At the end of the workshop, all of the groups presented their prototypes. Many were excited about both the projects they had created, as well as their new knowledge of the tools in the FabLab, and possible ideas for how to use these tools in their classroom. Despite some initial skepticism of the FabLab from DSIL’s staff, everyone left the workshop with the confidence to use many of the tools, and could decide from that point how to interface their curriculum with this resource.

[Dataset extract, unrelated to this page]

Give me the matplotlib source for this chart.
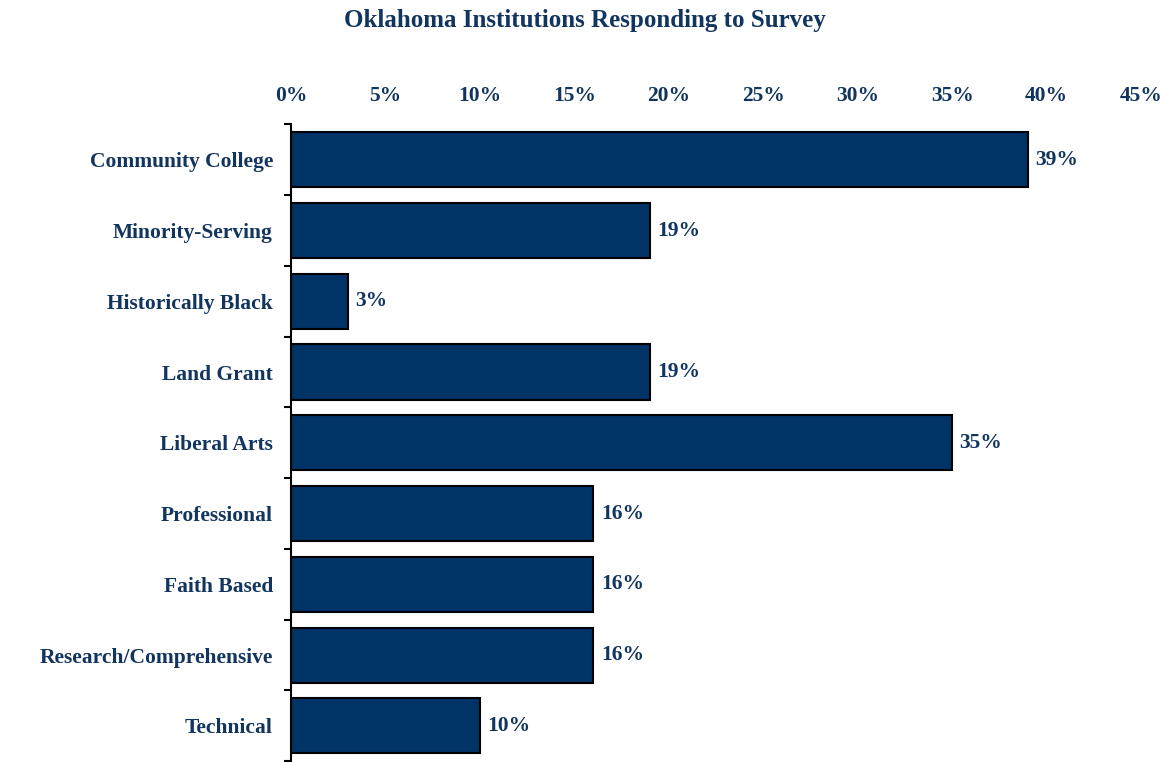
import matplotlib
matplotlib.use("Agg")
import matplotlib.pyplot as plt
import numpy as np
from matplotlib.ticker import FixedLocator

categories = ["Community College", "Minority-Serving", "Historically Black", "Land Grant",
              "Liberal Arts", "Professional", "Faith Based", "Research/Comprehensive", "Technical"]
values = [39, 19, 3, 19, 35, 16, 16, 16, 10]
xticks = [0, 5, 10, 15, 20, 25, 30, 35, 40, 45]
xticklabels = [f"{t}%" for t in xticks]
title = "Oklahoma Institutions Responding to Survey"

navy = "#003366"
txt = "#12355F"
plt.rcParams['font.family'] = ['Liberation Serif', 'DejaVu Serif']

fig = plt.figure(figsize=(11.69, 7.62), dpi=100)
ax = fig.add_axes([291/1169, 0.001, 850/1169, 0.8357])

y = np.arange(len(categories))
ax.barh(y, values, height=0.78, color=navy, edgecolor="black", linewidth=1.5)
ax.set_ylim(len(categories) - 0.5, -0.5)
ax.set_xlim(0, 45)

ax.xaxis.tick_top()
ax.set_xticks(xticks)
ax.set_xticklabels(xticklabels, fontsize=15.5, fontweight="bold", color=txt)
ax.tick_params(axis="x", length=0, pad=13)

ax.set_yticks(y)
ax.set_yticklabels(categories, fontsize=15.5, fontweight="bold", color=txt)
ax.tick_params(axis="y", which="major", length=0, pad=13)
ax.yaxis.set_minor_locator(FixedLocator(np.arange(-0.5, len(categories), 1.0)))
ax.tick_params(axis="y", which="minor", length=5, width=1.5, color="black", direction="out")

for s in ["top", "right", "bottom"]:
    ax.spines[s].set_visible(False)
ax.spines["left"].set_linewidth(1.5)
ax.spines["left"].set_color("black")

for yi, v in zip(y, values):
    ax.text(v + 0.4, yi, f"{v}%", va="center", ha="left", fontsize=15.5,
            fontweight="bold", color=txt)

fig.text(585/1169, 1 - 21/762, title, ha="center", va="center", fontsize=18,
         fontweight="bold", color=txt)

fig.savefig("out.png", dpi=100)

I have heard grumblings at numerous conferences that staff in libraries and museums across the US are stretched thin. One person is often doing the work of three (e.g., working the circulation desk, writing grants, developing/running workshops). Learning the world of 3D printers, robotics, and coding can be intimidating, particularly when one has to do it off the clock. Like the teachers at DSIL, the staff who are least likely to use those tools are the ones who are being left behind. They have a lower sense of self-esteem towards participating in creative technology, which inhibits their engagement and enthusiasm when they see maker programming taking place. This exacerbates the gap between tech-saavy and techno-phobe, and does nothing to improve service to the public.

At the Free Library of Philadelphia, where I currently work as a Teen Programming Specialist, we’re looking for ways not only to build and support maker programming directly, but also indirectly, through staff training opportunities like those I experienced at DSIL. On January 2, we’re hosting a staff development day for all staff in our “North Philadelphia Cluster”, from Branch Managers to Security Guards, to introduce them to low-cost, low-entry maker projects, such as e-textiles, squishy circuits, various applications for the MaKey MaKey, our Connected Messages project, which has been ongoing in the North Philadelphia branches, and more. The training will be based on the same model as our Maker Celebration; several tables arranged in a circuit, each with a tool and a mentor to show a few of the tool’s possibilities, and encourage the participant to play. We hope that this casual making session will not only introduce all levels of staff to the making experience, but also create in them the confidence that they are able to participate and take ownership of this new programming that’s considered valuable and innovative.

Talking to teachers and administrators at the Darunsikkhalai School for Innovative Learning, as well as researchers from Stanford, enabled me to see that teaching effectively and creatively with technological tools is challenging, regardless of geographic location. Often, the hardest barrier to overcome is a person’s individual reluctance to learn independently. Maker programming can be introduced through a simple workshop where all staff, from Executive level to the Maintenance Staff, are given the opportunity to design on their own, and play with the tools in a safe, supported, low-barrier environment. The solution to effective maker programming seems to be to get these tools not only into youth hands and mentor hands, but also into the hands of anyone involved in a youth’s educational nucleus, so that everyone starts to use computers and 3D printers the same way they would use a pencil or a lump of clay. The true innovation in libraries and museums occur when people are empowered and learning, not by collecting expensive equipment, but by sharing and supporting knowledge.